Is maintaining the same skill level problematic, as long as the tasks are performed at an acceptable level? In other words, why is good enough not good enough? There is evidence that without deliberate practice some skills actually decline over time. Ericsson describes a 1960 study involving the diagnosis of heart sounds of healthy and ill patients by medical students and physicians. As expected, the accuracy of diagnosis by students and residents increased in response to their training and was highest among specialists (cardiologists). However, the diagnostic accuracy of general practice physicians actually declined the further removed they were from the end of their training.4 It is the purposeful practice of a procedure, rather than simply performing it repeatedly, that improves skill: “Tennis players will not improve their backhand volley in tennis by playing more games.”4
Closing Thoughts
Few of us will become as well known for our skills as Michael Jordan has been for his.
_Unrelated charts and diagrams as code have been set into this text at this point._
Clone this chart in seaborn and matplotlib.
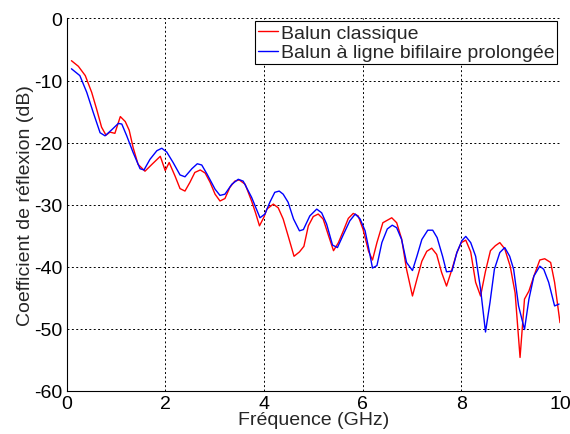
import pandas as pd
import matplotlib
matplotlib.use("Agg")
import matplotlib.pyplot as plt
import seaborn as sns

# Balun classique (red)
freq_classique = [0.1, 0.24, 0.38, 0.51, 0.61, 0.71, 0.80, 0.88, 0.98, 1.09, 1.19, 1.27, 1.35, 1.45,
                  1.59, 1.73, 1.90, 2.0, 2.08, 2.2, 2.3, 2.4, 2.5, 2.6, 2.71, 2.81, 2.91, 3.01, 3.11,
                  3.21, 3.31, 3.41, 3.50, 3.62, 3.75, 3.83, 3.91, 4.0, 4.06, 4.19, 4.29, 4.39, 4.49,
                  4.61, 4.72, 4.81, 4.90, 5.0, 5.10, 5.20, 5.31, 5.41, 5.51, 5.61, 5.71, 5.81, 5.91,
                  6.01, 6.12, 6.20, 6.29, 6.41, 6.50, 6.59, 6.69, 6.79, 6.89, 7.01, 7.10, 7.20, 7.30,
                  7.40, 7.50, 7.60, 7.70, 7.81, 7.91, 8.0, 8.09, 8.19, 8.29, 8.39, 8.49, 8.59, 8.69,
                  8.78, 8.88, 8.99, 9.09, 9.19, 9.28, 9.37, 9.47, 9.59, 9.69, 9.81, 9.89, 10.0]
s11_classique = [-6.8, -7.7, -9.2, -11.9, -14.6, -17.5, -18.8, -18.3, -18.5, -15.8, -16.6, -18.0, -20.8,
                 -23.5, -24.6, -23.5, -22.2, -24.5, -23.2, -25.4, -27.4, -27.8, -26.4, -24.8, -24.4,
                 -24.9, -26.4, -28.3, -29.4, -29.0, -27.2, -26.2, -26.0, -26.7, -29.4, -31.3, -33.4,
                 -32.0, -30.7, -29.9, -30.5, -32.3, -35.0, -38.3, -37.6, -36.7, -33.4, -31.9, -31.5,
                 -32.3, -35.0, -37.4, -36.1, -34.2, -32.2, -31.4, -31.8, -34.0, -37.5, -38.9, -36.1,
                 -32.9, -32.5, -32.1, -32.9, -35.5, -40.4, -44.7, -42.0, -39.1, -37.5, -37.0, -38.0,
                 -40.9, -43.1, -40.4, -37.7, -36.1, -35.7, -37.6, -42.5, -44.7, -40.7, -37.4, -36.6,
                 -36.1, -37.1, -39.9, -44.2, -54.6, -45.2, -43.9, -41.5, -38.9, -38.7, -39.3, -42.5,
                 -49.0]

# Balun a ligne bifilaire prolongee (blue)
freq_bifilaire = [0.1, 0.27, 0.41, 0.54, 0.68, 0.78, 0.92, 1.05, 1.12, 1.22, 1.35, 1.49, 1.57, 1.69,
                  1.83, 1.93, 2.03, 2.16, 2.30, 2.40, 2.54, 2.65, 2.74, 2.85, 3.01, 3.11, 3.21, 3.35,
                  3.48, 3.58, 3.75, 3.92, 4.02, 4.12, 4.22, 4.31, 4.39, 4.49, 4.60, 4.72, 4.80, 4.93,
                  5.07, 5.17, 5.27, 5.39, 5.49, 5.61, 5.74, 5.85, 5.95, 6.05, 6.12, 6.20, 6.29, 6.39,
                  6.50, 6.60, 6.69, 6.79, 6.89, 7.01, 7.10, 7.20, 7.32, 7.42, 7.51, 7.62, 7.70, 7.81,
                  7.91, 8.01, 8.09, 8.19, 8.29, 8.39, 8.49, 8.58, 8.67, 8.78, 8.88, 8.98, 9.06, 9.16,
                  9.28, 9.37, 9.47, 9.59, 9.67, 9.77, 9.89, 9.98]
s11_bifilaire = [-8.1, -9.2, -11.9, -15.1, -18.4, -18.9, -17.9, -16.9, -17.0, -18.9, -21.6, -24.2,
                 -24.4, -22.7, -21.3, -20.9, -21.5, -23.2, -25.2, -25.5, -24.2, -23.4, -23.6, -25.1,
                 -27.5, -28.5, -28.3, -26.7, -25.9, -26.2, -28.8, -32.1, -31.5, -29.6, -28.0, -27.8,
                 -28.3, -29.6, -32.3, -34.2, -34.0, -31.8, -30.7, -31.3, -33.1, -36.5, -36.9, -34.8,
                 -32.6, -31.5, -32.3, -34.2, -36.9, -40.2, -39.8, -36.1, -33.9, -33.3, -33.7, -35.6,
                 -39.3, -40.6, -38.3, -35.6, -34.1, -34.1, -35.3, -38.3, -40.8, -40.7, -37.7, -35.8,
                 -35.1, -36.1, -38.3, -43.6, -50.5, -45.8, -40.4, -37.7, -36.9, -38.3, -40.4, -46.3,
                 -50.1, -45.2, -41.5, -39.9, -40.4, -42.5, -46.3, -46.0]

labels = ["Balun classique", "Balun à ligne bifilaire prolongée"]

sns.set_style("white")
plt.rcParams['font.family'] = ['Liberation Sans', 'DejaVu Sans']
plt.rcParams['font.size'] = 14
plt.rcParams['axes.unicode_minus'] = False

df = pd.concat([
    pd.DataFrame({"f": freq_classique, "s11": s11_classique, "serie": labels[0]}),
    pd.DataFrame({"f": freq_bifilaire, "s11": s11_bifilaire, "serie": labels[1]}),
])

fig = plt.figure(figsize=(5.7, 4.35), dpi=100)
ax = fig.add_axes([0.1167, 0.0989, 0.8658, 0.8563])

sns.lineplot(data=df, x="f", y="s11", hue="serie", palette=["#ff0000", "#0000ff"],
             estimator=None, sort=False, linewidth=1.0, ax=ax)

ax.set_xlim(0, 10)
ax.set_ylim(-60, 0)
ax.set_xticks([0, 2, 4, 6, 8, 10])
ax.set_yticks([0, -10, -20, -30, -40, -50, -60])
ax.grid(True, color="black", linestyle=(0, (2, 2.5)), linewidth=0.7)
ax.tick_params(direction="in", length=4, width=0.7, labelsize=14, colors="black")
ax.tick_params(axis="x", pad=3)
ax.tick_params(axis="y", pad=3)
for side in ["top", "right"]:
    ax.spines[side].set_visible(False)
for side in ["left", "bottom"]:
    ax.spines[side].set_color("black")
    ax.spines[side].set_linewidth(0.8)

ax.set_xlabel("Fréquence (GHz)", fontsize=14, labelpad=-1)
ax.set_ylabel("Coefficient de réflexion (dB)", fontsize=14, labelpad=0)

leg = ax.legend(loc="upper right", fontsize=14, frameon=True, fancybox=False,
                handlelength=1.0, handletextpad=0.15, borderpad=0.15, labelspacing=0.1,
                borderaxespad=0.15, framealpha=1)
leg.get_frame().set_edgecolor("black")
leg.get_frame().set_linewidth(0.8)

fig.savefig("out.png", dpi=100)
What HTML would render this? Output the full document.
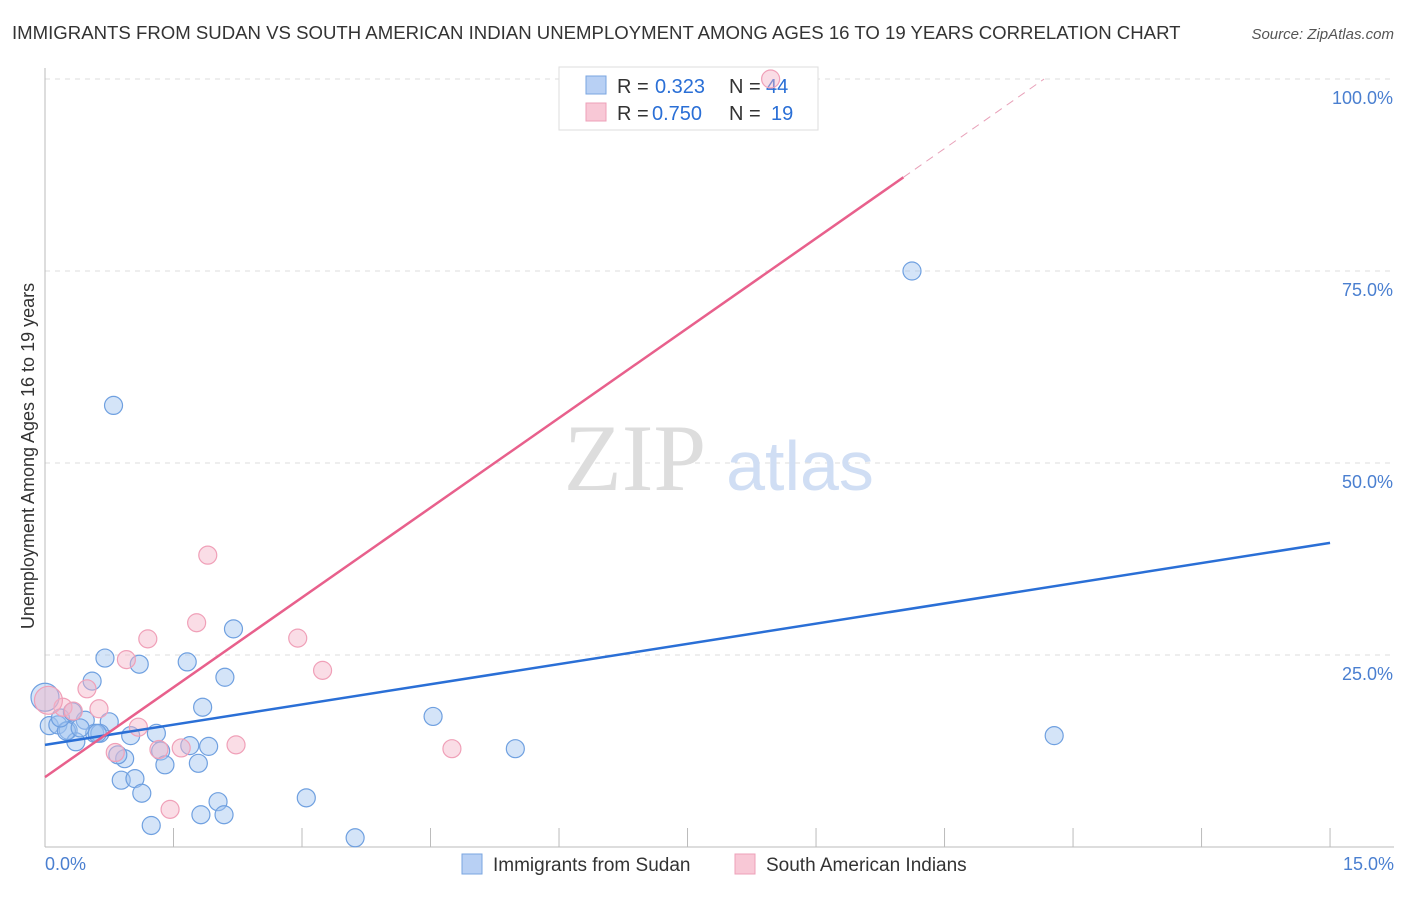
<!DOCTYPE html>
<html><head><meta charset="utf-8"><style>
body{margin:0;background:#fff;font-family:"Liberation Sans",sans-serif}
</style></head><body>
<svg width="1406" height="892" xmlns="http://www.w3.org/2000/svg">
<text x="12" y="39" font-size="18.6" fill="#333">IMMIGRANTS FROM SUDAN VS SOUTH AMERICAN INDIAN UNEMPLOYMENT AMONG AGES 16 TO 19 YEARS CORRELATION CHART</text>
<text x="1394" y="39" font-size="15" fill="#555" font-style="italic" text-anchor="end">Source: ZipAtlas.com</text>
<g id="grid"></g>
<text x="635" y="490" font-size="95" fill="#ddd" font-family="Liberation Serif,serif" text-anchor="middle">ZIP</text>
<text x="800" y="490" font-size="70" fill="#d0def4" text-anchor="middle">atlas</text>
<g>
<rect x="559" y="67" width="259" height="63" fill="#fff" stroke="#ddd"/>
<rect x="586" y="76" width="20" height="18" fill="#b8d0f4" stroke="#7aa6e0"/>
<text x="617" y="93" font-size="20" fill="#333">R =</text>
<text x="655" y="93" font-size="20" fill="#2a6fd6">0.323</text>
<text x="729" y="93" font-size="20" fill="#333">N =</text>
<text x="766" y="93" font-size="20" fill="#2a6fd6">44</text>
<rect x="586" y="103" width="20" height="18" fill="#f8c8d6" stroke="#eea0b8"/>
<text x="617" y="120" font-size="20" fill="#333">R =</text>
<text x="652" y="120" font-size="20" fill="#2a6fd6">0.750</text>
<text x="729" y="120" font-size="20" fill="#333">N =</text>
<text x="771" y="120" font-size="20" fill="#2a6fd6">19</text>
</g>
<g id="pts"></g>
<g id="lines"></g>
<text transform="translate(34,456) rotate(-90)" font-size="18" fill="#333" text-anchor="middle">Unemployment Among Ages 16 to 19 years</text>
<g>
<rect x="462" y="854" width="20" height="20" fill="#b8d0f4" stroke="#7aa6e0"/>
<text x="493" y="871" font-size="19" fill="#333">Immigrants from Sudan</text>
<rect x="735" y="854" width="20" height="20" fill="#f8c8d6" stroke="#eea0b8"/>
<text x="766" y="871" font-size="19" fill="#333">South American Indians</text>
</g>
</svg>
<script>
const xTicks=[0,1.5,3,4.5,6,7.5,9,10.5,12,13.5,15];
const yTicks=[25,50,75,100];
const sudanX=[0.8,2.2,0.7,1.1,1.66,2.1,0.55,1.84,4.53,0.75,5.49,11.78,10.12,0,0.05,0.15,0.27,0.36,0.47,0.58,0.64,1.0,1.3,1.35,1.4,0.93,0.85,1.69,1.91,1.79,0.89,1.05,1.13,1.24,1.82,2.02,2.09,3.05,3.62,0.61,0.25,0.41,0.18,0.32];
const sudanY=[57.5,28.4,24.6,23.8,24.1,22.1,21.6,18.2,17,16.3,12.8,14.5,75,19.5,15.8,15.9,15.2,13.7,16.5,14.8,14.8,14.5,14.8,12.5,10.7,11.5,12.0,13.2,13.1,10.9,8.7,8.9,7.0,2.8,4.2,5.9,4.2,6.4,1.2,14.8,15.1,15.5,16.8,17.6];
const indX=[8.47,1.9,1.2,1.77,2.95,0.95,3.24,0.49,0.63,0.21,0.33,1.09,0.82,1.33,1.59,2.23,4.75,1.46,0.04];
const indY=[100,38,27.1,29.2,27.2,24.4,23,20.6,18,18.2,17.7,15.6,12.3,12.7,12.9,13.3,12.8,4.9,19.1];
const blueLine=[13.3,39.6], pinkLine=[9.1,87.2], pinkSolidEnd=10.02;
const X=v=>45+v*85.67, Y=v=>847-v*7.68;
const NS='http://www.w3.org/2000/svg';
function mk(t,a,p){const e=document.createElementNS(NS,t);for(const k in a)e.setAttribute(k,a[k]);p.appendChild(e);return e;}
const g=document.getElementById('grid');
yTicks.forEach(v=>{const l=mk('line',{x1:45,x2:1394,y1:Y(v),y2:Y(v),stroke:'#ddd','stroke-dasharray':'5,5'},g);


const t=mk('text',{x:1393,y:Y(v)+25,'font-size':18,fill:'#4a7fd0','text-anchor':'end'},g);t.textContent=v.toFixed(1)+'%';

});
const ax=mk('line',{x1:45,x2:45,y1:68,y2:847,stroke:'#bbb'},g);


const bx=mk('line',{x1:45,x2:1394,y1:847,y2:847,stroke:'#bbb'},g);


xTicks.forEach(v=>{const l=mk('line',{x1:X(v),x2:X(v),y1:828,y2:847,stroke:'#bbb'},g);

});
[[0,'start'],[15,'end']].forEach(([v,a])=>{const t=mk('text',{x:v==0?X(v):1394,y:870,'font-size':18,fill:'#4a7fd0','text-anchor':a},g);t.textContent=v.toFixed(1)+'%';

});
const p=document.getElementById('pts');
sudanX.forEach((x,i)=>{const c=mk('circle',{cx:X(x),cy:Y(sudanY[i]),r:x==0?14:9,fill:'rgba(160,195,240,0.45)',stroke:'#6fa0e0','stroke-width':1.2},p);

});
indX.forEach((x,i)=>{const c=mk('circle',{cx:X(x),cy:Y(indY[i]),r:i==18?14:9,fill:'rgba(245,180,200,0.45)',stroke:'#f0a0b8','stroke-width':1.2},p);

});
const L=document.getElementById('lines');
const bl=mk('line',{x1:X(0),y1:Y(blueLine[0]),x2:X(15),y2:Y(blueLine[1]),stroke:'#2a6fd6','stroke-width':2.5},L);


const ps=(pinkLine[1]-pinkLine[0])/pinkSolidEnd, xe=(100-pinkLine[0])/ps;
const pl=mk('line',{x1:X(0),y1:Y(pinkLine[0]),x2:X(pinkSolidEnd),y2:Y(pinkLine[1]),stroke:'#e8608c','stroke-width':2.5},L);


const pd=mk('line',{x1:X(pinkSolidEnd),y1:Y(pinkLine[1]),x2:X(xe),y2:Y(100),stroke:'#e8a0b8','stroke-width':1,'stroke-dasharray':'8,6'},L);


</script>
</body></html>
However, any improvement in our clinical abilities benefits our patients. Identifying specific clinical and technical skills that we would like to improve upon, focusing our attention and effort in those areas, and actively soliciting feedback from others can all contribute to this important goal.
John T. Brinkmann, MA, CPO/L, FAAOP(D), is an assistant professor at Northwestern University Prosthetics-Orthotics Center. He has over 25 years of experience in patient care and education.
References
1. Scheidies, N. 2020. How to Be Like Mike: 21 Life Lessons from Michael Jordan. IncomeDiary. https://www.incomediary.com/how-to-be-like-mike-20-life-lessons-from-michael-jordan
2. https://scholar.google.com/citations?hl=en&user=Ym0clGUAAAAJ&view_op=list_works&sortby=pubdate
3. Ericsson, A., and R. Pool. 2016. Peak: Secrets from the New Science of Expertise. Houghton Mifflin Harcourt.
4. Ericsson, K. A. 2004. Deliberate practice and the acquisition and maintenance of expert performance in medicine and related domains. Academic Medicine 79(10):S70-81.
5. Ericsson, K. A. 2008. Deliberate practice and acquisition of expert performance: a general overview. Academic Emergency Medicine 15(11):988-94.
6. Lazenby, R. 2014. Michael Jordan: The life. Little, Brown and Company.